Quote every line below exactly as it reads.

'''

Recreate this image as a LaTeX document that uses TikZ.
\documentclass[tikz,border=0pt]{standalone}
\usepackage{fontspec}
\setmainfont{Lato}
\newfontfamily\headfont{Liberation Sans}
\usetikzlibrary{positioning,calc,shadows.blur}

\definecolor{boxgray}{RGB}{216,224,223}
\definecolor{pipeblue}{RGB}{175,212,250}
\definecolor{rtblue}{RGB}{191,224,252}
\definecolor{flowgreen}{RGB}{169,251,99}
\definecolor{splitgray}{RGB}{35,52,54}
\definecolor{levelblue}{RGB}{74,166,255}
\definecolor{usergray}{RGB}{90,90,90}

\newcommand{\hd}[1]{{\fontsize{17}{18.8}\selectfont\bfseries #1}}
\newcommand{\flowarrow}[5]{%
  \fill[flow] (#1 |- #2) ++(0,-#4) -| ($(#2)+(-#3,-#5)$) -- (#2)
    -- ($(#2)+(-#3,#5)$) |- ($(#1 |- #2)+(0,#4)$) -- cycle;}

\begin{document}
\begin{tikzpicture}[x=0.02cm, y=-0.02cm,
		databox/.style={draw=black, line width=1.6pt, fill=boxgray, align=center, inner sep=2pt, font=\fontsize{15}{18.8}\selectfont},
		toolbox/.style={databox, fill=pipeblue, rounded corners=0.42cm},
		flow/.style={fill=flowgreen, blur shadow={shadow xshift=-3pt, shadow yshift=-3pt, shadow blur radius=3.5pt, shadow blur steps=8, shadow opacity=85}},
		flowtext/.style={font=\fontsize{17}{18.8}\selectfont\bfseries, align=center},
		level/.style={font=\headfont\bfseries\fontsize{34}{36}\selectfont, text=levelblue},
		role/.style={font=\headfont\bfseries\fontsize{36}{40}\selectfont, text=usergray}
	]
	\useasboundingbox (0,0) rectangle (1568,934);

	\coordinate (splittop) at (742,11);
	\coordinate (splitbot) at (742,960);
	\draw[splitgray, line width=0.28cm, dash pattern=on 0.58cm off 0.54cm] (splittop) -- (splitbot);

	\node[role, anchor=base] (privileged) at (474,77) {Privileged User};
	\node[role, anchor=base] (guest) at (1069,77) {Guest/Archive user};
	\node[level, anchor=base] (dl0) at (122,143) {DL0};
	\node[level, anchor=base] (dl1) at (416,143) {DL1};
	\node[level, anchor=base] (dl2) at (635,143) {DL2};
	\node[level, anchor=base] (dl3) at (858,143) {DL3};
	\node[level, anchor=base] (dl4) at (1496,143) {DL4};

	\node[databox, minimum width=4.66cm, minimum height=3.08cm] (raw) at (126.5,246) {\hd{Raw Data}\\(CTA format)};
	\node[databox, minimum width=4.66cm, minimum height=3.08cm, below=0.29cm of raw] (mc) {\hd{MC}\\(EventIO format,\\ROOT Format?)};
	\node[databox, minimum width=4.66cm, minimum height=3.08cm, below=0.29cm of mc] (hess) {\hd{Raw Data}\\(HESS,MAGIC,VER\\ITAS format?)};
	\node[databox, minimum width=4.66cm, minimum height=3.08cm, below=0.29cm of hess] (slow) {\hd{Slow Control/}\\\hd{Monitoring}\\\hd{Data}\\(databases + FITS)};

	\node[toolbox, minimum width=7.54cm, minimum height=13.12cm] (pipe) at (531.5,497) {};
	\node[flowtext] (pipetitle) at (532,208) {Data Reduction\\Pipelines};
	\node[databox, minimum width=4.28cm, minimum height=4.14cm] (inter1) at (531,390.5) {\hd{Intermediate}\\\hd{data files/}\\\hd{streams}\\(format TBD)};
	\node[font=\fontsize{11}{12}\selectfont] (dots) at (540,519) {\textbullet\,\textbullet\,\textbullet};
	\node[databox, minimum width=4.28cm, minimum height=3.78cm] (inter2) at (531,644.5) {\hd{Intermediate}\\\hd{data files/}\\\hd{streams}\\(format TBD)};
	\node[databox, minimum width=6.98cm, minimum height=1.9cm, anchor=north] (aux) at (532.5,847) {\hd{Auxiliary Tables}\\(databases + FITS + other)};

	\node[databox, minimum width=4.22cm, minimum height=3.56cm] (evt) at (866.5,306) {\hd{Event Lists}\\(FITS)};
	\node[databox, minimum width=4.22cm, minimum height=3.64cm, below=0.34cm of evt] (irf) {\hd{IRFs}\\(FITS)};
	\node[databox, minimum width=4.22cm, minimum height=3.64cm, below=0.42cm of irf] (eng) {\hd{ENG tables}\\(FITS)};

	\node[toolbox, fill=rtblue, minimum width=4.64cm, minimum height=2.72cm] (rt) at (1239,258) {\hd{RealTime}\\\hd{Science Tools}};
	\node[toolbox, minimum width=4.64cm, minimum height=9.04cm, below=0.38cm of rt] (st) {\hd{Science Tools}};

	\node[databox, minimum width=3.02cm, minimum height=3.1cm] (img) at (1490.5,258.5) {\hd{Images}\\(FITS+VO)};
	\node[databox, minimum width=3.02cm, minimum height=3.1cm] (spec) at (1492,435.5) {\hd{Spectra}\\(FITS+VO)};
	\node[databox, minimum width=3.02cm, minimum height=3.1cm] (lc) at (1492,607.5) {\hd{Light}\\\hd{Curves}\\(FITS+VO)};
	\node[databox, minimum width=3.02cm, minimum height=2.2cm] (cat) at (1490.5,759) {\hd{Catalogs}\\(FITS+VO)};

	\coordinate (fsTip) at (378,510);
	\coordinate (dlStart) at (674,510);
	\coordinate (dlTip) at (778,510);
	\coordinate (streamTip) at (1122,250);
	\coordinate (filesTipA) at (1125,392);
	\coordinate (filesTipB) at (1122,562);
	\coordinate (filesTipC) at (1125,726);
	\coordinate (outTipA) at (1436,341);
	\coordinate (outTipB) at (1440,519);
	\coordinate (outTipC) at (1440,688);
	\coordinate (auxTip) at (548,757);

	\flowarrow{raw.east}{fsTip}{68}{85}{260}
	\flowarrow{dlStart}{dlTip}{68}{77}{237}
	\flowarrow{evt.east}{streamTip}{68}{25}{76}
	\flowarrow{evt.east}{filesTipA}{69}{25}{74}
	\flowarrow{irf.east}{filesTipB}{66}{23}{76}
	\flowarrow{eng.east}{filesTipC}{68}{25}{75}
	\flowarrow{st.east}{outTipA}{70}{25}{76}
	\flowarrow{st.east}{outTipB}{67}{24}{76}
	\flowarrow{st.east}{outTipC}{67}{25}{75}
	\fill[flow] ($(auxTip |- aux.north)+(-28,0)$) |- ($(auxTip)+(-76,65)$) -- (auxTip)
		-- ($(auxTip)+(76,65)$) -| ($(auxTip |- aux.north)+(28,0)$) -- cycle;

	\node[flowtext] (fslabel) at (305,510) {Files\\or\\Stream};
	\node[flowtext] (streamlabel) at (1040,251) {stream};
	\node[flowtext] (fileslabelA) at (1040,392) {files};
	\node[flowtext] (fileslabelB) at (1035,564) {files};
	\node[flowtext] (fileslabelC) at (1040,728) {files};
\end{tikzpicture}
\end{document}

'''

= Finished answer =
Recreate this image as a LaTeX document that uses TikZ.
\documentclass[tikz,border=0pt]{standalone}
\usepackage{fontspec}
\setmainfont{Lato}
\newfontfamily\headfont{Liberation Sans}
\usetikzlibrary{positioning,calc,shadows.blur}

\definecolor{boxgray}{RGB}{216,224,223}
\definecolor{pipeblue}{RGB}{175,212,250}
\definecolor{rtblue}{RGB}{191,224,252}
\definecolor{flowgreen}{RGB}{169,251,99}
\definecolor{splitgray}{RGB}{35,52,54}
\definecolor{levelblue}{RGB}{74,166,255}
\definecolor{usergray}{RGB}{90,90,90}

\newcommand{\hd}[1]{{\fontsize{17}{18.8}\selectfont\bfseries #1}}
\newcommand{\flowarrow}[5]{%
  \fill[flow] (#1 |- #2) ++(0,-#4) -| ($(#2)+(-#3,-#5)$) -- (#2)
    -- ($(#2)+(-#3,#5)$) |- ($(#1 |- #2)+(0,#4)$) -- cycle;}

\begin{document}
\begin{tikzpicture}[x=0.02cm, y=-0.02cm,
		databox/.style={draw=black, line width=1.6pt, fill=boxgray, align=center, inner sep=2pt, font=\fontsize{15}{18.8}\selectfont},
		toolbox/.style={databox, fill=pipeblue, rounded corners=0.42cm},
		flow/.style={fill=flowgreen, blur shadow={shadow xshift=-3pt, shadow yshift=-3pt, shadow blur radius=3.5pt, shadow blur steps=8, shadow opacity=85}},
		flowtext/.style={font=\fontsize{17}{18.8}\selectfont\bfseries, align=center},
		level/.style={font=\headfont\bfseries\fontsize{34}{36}\selectfont, text=levelblue},
		role/.style={font=\headfont\bfseries\fontsize{36}{40}\selectfont, text=usergray}
	]
	\useasboundingbox (0,0) rectangle (1568,934);

	\coordinate (splittop) at (742,11);
	\coordinate (splitbot) at (742,960);
	\draw[splitgray, line width=0.28cm, dash pattern=on 0.58cm off 0.54cm] (splittop) -- (splitbot);

	\node[role, anchor=base] (privileged) at (474,77) {Privileged User};
	\node[role, anchor=base] (guest) at (1069,77) {Guest/Archive user};
	\node[level, anchor=base] (dl0) at (122,143) {DL0};
	\node[level, anchor=base] (dl1) at (416,143) {DL1};
	\node[level, anchor=base] (dl2) at (635,143) {DL2};
	\node[level, anchor=base] (dl3) at (858,143) {DL3};
	\node[level, anchor=base] (dl4) at (1496,143) {DL4};

	\node[databox, minimum width=4.66cm, minimum height=3.08cm] (raw) at (126.5,246) {\hd{Raw Data}\\(CTA format)};
	\node[databox, minimum width=4.66cm, minimum height=3.08cm, below=0.29cm of raw] (mc) {\hd{MC}\\(EventIO format,\\ROOT Format?)};
	\node[databox, minimum width=4.66cm, minimum height=3.08cm, below=0.29cm of mc] (hess) {\hd{Raw Data}\\(HESS,MAGIC,VER\\ITAS format?)};
	\node[databox, minimum width=4.66cm, minimum height=3.08cm, below=0.29cm of hess] (slow) {\hd{Slow Control/}\\\hd{Monitoring}\\\hd{Data}\\(databases + FITS)};

	\node[toolbox, minimum width=7.54cm, minimum height=13.12cm] (pipe) at (531.5,497) {};
	\node[flowtext] (pipetitle) at (532,208) {Data Reduction\\Pipelines};
	\node[databox, minimum width=4.28cm, minimum height=4.14cm] (inter1) at (531,390.5) {\hd{Intermediate}\\\hd{data files/}\\\hd{streams}\\(format TBD)};
	\node[font=\fontsize{11}{12}\selectfont] (dots) at (540,519) {\textbullet\,\textbullet\,\textbullet};
	\node[databox, minimum width=4.28cm, minimum height=3.78cm] (inter2) at (531,644.5) {\hd{Intermediate}\\\hd{data files/}\\\hd{streams}\\(format TBD)};
	\node[databox, minimum width=6.98cm, minimum height=1.9cm, anchor=north] (aux) at (532.5,847) {\hd{Auxiliary Tables}\\(databases + FITS + other)};

	\node[databox, minimum width=4.22cm, minimum height=3.56cm] (evt) at (866.5,306) {\hd{Event Lists}\\(FITS)};
	\node[databox, minimum width=4.22cm, minimum height=3.64cm, below=0.34cm of evt] (irf) {\hd{IRFs}\\(FITS)};
	\node[databox, minimum width=4.22cm, minimum height=3.64cm, below=0.42cm of irf] (eng) {\hd{ENG tables}\\(FITS)};

	\node[toolbox, fill=rtblue, minimum width=4.64cm, minimum height=2.72cm] (rt) at (1239,258) {\hd{RealTime}\\\hd{Science Tools}};
	\node[toolbox, minimum width=4.64cm, minimum height=9.04cm, below=0.38cm of rt] (st) {\hd{Science Tools}};

	\node[databox, minimum width=3.02cm, minimum height=3.1cm] (img) at (1490.5,258.5) {\hd{Images}\\(FITS+VO)};
	\node[databox, minimum width=3.02cm, minimum height=3.1cm] (spec) at (1492,435.5) {\hd{Spectra}\\(FITS+VO)};
	\node[databox, minimum width=3.02cm, minimum height=3.1cm] (lc) at (1492,607.5) {\hd{Light}\\\hd{Curves}\\(FITS+VO)};
	\node[databox, minimum width=3.02cm, minimum height=2.2cm] (cat) at (1490.5,759) {\hd{Catalogs}\\(FITS+VO)};

	\coordinate (fsTip) at (378,510);
	\coordinate (dlStart) at (674,510);
	\coordinate (dlTip) at (778,510);
	\coordinate (streamTip) at (1122,250);
	\coordinate (filesTipA) at (1125,392);
	\coordinate (filesTipB) at (1122,562);
	\coordinate (filesTipC) at (1125,726);
	\coordinate (outTipA) at (1436,341);
	\coordinate (outTipB) at (1440,519);
	\coordinate (outTipC) at (1440,688);
	\coordinate (auxTip) at (548,757);

	\flowarrow{raw.east}{fsTip}{68}{85}{260}
	\flowarrow{dlStart}{dlTip}{68}{77}{237}
	\flowarrow{evt.east}{streamTip}{68}{25}{76}
	\flowarrow{evt.east}{filesTipA}{69}{25}{74}
	\flowarrow{irf.east}{filesTipB}{66}{23}{76}
	\flowarrow{eng.east}{filesTipC}{68}{25}{75}
	\flowarrow{st.east}{outTipA}{70}{25}{76}
	\flowarrow{st.east}{outTipB}{67}{24}{76}
	\flowarrow{st.east}{outTipC}{67}{25}{75}
	\fill[flow] ($(auxTip |- aux.north)+(-28,0)$) |- ($(auxTip)+(-76,65)$) -- (auxTip)
		-- ($(auxTip)+(76,65)$) -| ($(auxTip |- aux.north)+(28,0)$) -- cycle;

	\node[flowtext] (fslabel) at (305,510) {Files\\or\\Stream};
	\node[flowtext] (streamlabel) at (1040,251) {stream};
	\node[flowtext] (fileslabelA) at (1040,392) {files};
	\node[flowtext] (fileslabelB) at (1035,564) {files};
	\node[flowtext] (fileslabelC) at (1040,728) {files};
\end{tikzpicture}
\end{document}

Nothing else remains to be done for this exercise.